The first of two domes will be deployed in the next six days. BP said it is also preparing to drill two relief wells, but rough weather has hampered its efforts. Underwater dispersants are in use to break up the crude before its reaches the surface.

Shares of BP and other companies involved in operating the lost rig plummeted last week as fears mounted of growing financial costs and legal liability from the accident.

The looming disaster threatens to eclipse the 1989 Exxon Valdez catastrophe in Alaska, the worst previous U.S. oil spill to date. The Valdez spill, caused by a wrecked oil tanker, spilled an estimated 10.8 million gallons (40.9 million liters) of crude oil into Alaska's remote Prince William Sound.

Attorneys-general from five U.S. Gulf states met in Mobile, Alabama on Sunday and said they would draft letters to Obama and to BP, seeking the swiftest possible delivery of federal aid and compensation to those affected.
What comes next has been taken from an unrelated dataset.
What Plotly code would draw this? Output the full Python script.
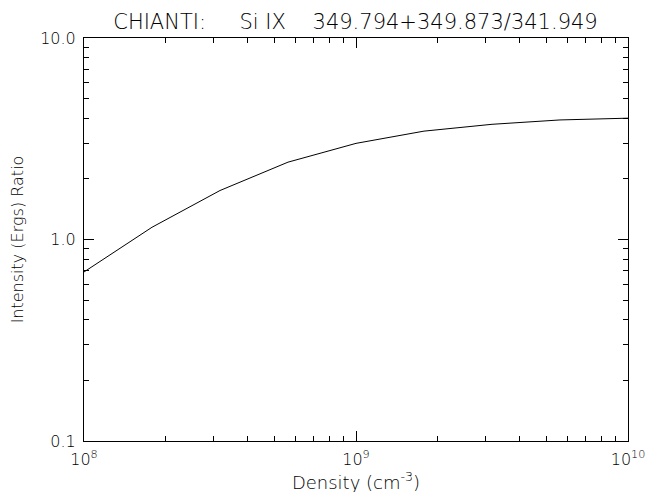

The officials said they wanted clarification from BP on the firm's commitment to cover the cost of the cleanup and paying legitimate compensation to those affected.

"We need to make sure if BP is picking up the check, they do so in a pretty big hurry," said Louisiana Attorney General Buddy Caldwell.

Worst-Case Scenario

Government officials are having difficulty guessing how much oil is spilling from the deepwater well, but have raised their initial estimate of 5,000 barrels a day.

"The worst case scenario is we could have 100,000 barrels (4.2 million gallons, or 15.9 million liters) flowing out (per day)," Salazar said.

"The actual amount is impossible to estimate," Doug Suttles, chief operating officer of BP's exploration and production unit, said on CBS News.

The Coast Guard has laid hundreds of thousands of feet of protective booms to try to halt the encroaching oil, but high winds and rough seas were hampering deployment of the barriers and efforts by boats and planes to spray chemical dispersant on the oil.

The National Oceanic and Atmospheric Administration announced it was closing commercial and recreational fishing for at least 10 days in affected waters between Louisiana at the mouth of the Mississippi River to Florida's Pensacola Bay.

The area accounts for the bulk of U.S. production of oysters and shrimp. The Gulf supports a seafood industry that is second only to Alaska within the United States.

In 2008, commercial fishermen harvested more than 1 billion pounds of fish and shellfish in the Gulf of Mexico, out of total U.S. production of 8.3 billion pounds, NOAA said.

NOAA is considering the need to declare a fisheries disaster, as the states of Louisiana and Mississippi have requested, to get federal aid flowing.

The agency's administrator, Jane Lubchenco, met with more than 100 fishermen in Plaquemines Parish, Louisiana.

"The whole end of the parish depends on getting on the water in some shape or form. Whether it's oysters, crab, shrimp, charter fishing, it could affect everybody. It could cripple the parish pretty much," said fisherman Dwayne Vahal.

The Gulf Coast is home to hundreds of species of wildlife, including manatees, sea turtles, dolphins, porpoises, whales, otters, pelicans and other birds.